>>>>>

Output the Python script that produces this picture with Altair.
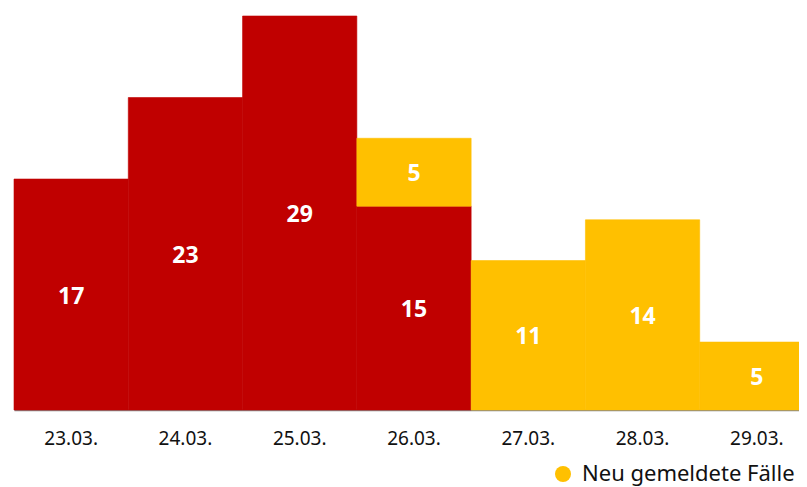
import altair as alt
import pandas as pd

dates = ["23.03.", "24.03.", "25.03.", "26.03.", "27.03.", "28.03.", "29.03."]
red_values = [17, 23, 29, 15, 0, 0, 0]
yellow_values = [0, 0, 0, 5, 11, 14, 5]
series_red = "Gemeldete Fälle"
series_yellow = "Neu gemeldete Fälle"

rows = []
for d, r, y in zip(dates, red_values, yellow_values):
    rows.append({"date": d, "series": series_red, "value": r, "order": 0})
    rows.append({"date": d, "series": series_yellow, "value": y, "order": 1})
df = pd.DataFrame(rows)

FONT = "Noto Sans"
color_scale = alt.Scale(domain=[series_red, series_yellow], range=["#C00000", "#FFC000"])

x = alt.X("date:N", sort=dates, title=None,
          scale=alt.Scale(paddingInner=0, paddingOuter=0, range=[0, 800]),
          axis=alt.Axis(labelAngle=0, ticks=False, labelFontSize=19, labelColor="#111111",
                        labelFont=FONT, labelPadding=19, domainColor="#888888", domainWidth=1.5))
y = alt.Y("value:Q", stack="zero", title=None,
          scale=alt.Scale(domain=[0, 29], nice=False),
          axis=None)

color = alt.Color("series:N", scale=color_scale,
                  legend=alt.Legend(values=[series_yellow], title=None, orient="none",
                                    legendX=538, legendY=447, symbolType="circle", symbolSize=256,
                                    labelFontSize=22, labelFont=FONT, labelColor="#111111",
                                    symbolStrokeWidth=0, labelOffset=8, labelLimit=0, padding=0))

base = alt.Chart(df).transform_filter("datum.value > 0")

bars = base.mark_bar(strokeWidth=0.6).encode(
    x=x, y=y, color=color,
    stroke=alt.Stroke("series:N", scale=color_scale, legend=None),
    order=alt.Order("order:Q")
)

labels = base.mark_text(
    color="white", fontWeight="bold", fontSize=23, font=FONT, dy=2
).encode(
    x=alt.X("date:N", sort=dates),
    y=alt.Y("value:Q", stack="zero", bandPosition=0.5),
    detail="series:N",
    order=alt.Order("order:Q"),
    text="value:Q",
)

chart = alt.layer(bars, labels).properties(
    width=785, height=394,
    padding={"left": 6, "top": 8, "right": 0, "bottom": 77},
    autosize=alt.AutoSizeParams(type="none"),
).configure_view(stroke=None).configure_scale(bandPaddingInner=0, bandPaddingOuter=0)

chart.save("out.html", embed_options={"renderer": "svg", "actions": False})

<<<<<

■ **Task requirements**: Are you able to set down all the lines above exactly, without any pictures?

■ **Reply to the task**:
Output the Python script that produces this picture with Altair.
import altair as alt
import pandas as pd

dates = ["23.03.", "24.03.", "25.03.", "26.03.", "27.03.", "28.03.", "29.03."]
red_values = [17, 23, 29, 15, 0, 0, 0]
yellow_values = [0, 0, 0, 5, 11, 14, 5]
series_red = "Gemeldete Fälle"
series_yellow = "Neu gemeldete Fälle"

rows = []
for d, r, y in zip(dates, red_values, yellow_values):
    rows.append({"date": d, "series": series_red, "value": r, "order": 0})
    rows.append({"date": d, "series": series_yellow, "value": y, "order": 1})
df = pd.DataFrame(rows)

FONT = "Noto Sans"
color_scale = alt.Scale(domain=[series_red, series_yellow], range=["#C00000", "#FFC000"])

x = alt.X("date:N", sort=dates, title=None,
          scale=alt.Scale(paddingInner=0, paddingOuter=0, range=[0, 800]),
          axis=alt.Axis(labelAngle=0, ticks=False, labelFontSize=19, labelColor="#111111",
                        labelFont=FONT, labelPadding=19, domainColor="#888888", domainWidth=1.5))
y = alt.Y("value:Q", stack="zero", title=None,
          scale=alt.Scale(domain=[0, 29], nice=False),
          axis=None)

color = alt.Color("series:N", scale=color_scale,
                  legend=alt.Legend(values=[series_yellow], title=None, orient="none",
                                    legendX=538, legendY=447, symbolType="circle", symbolSize=256,
                                    labelFontSize=22, labelFont=FONT, labelColor="#111111",
                                    symbolStrokeWidth=0, labelOffset=8, labelLimit=0, padding=0))

base = alt.Chart(df).transform_filter("datum.value > 0")

bars = base.mark_bar(strokeWidth=0.6).encode(
    x=x, y=y, color=color,
    stroke=alt.Stroke("series:N", scale=color_scale, legend=None),
    order=alt.Order("order:Q")
)

labels = base.mark_text(
    color="white", fontWeight="bold", fontSize=23, font=FONT, dy=2
).encode(
    x=alt.X("date:N", sort=dates),
    y=alt.Y("value:Q", stack="zero", bandPosition=0.5),
    detail="series:N",
    order=alt.Order("order:Q"),
    text="value:Q",
)

chart = alt.layer(bars, labels).properties(
    width=785, height=394,
    padding={"left": 6, "top": 8, "right": 0, "bottom": 77},
    autosize=alt.AutoSizeParams(type="none"),
).configure_view(stroke=None).configure_scale(bandPaddingInner=0, bandPaddingOuter=0)

chart.save("out.html", embed_options={"renderer": "svg", "actions": False})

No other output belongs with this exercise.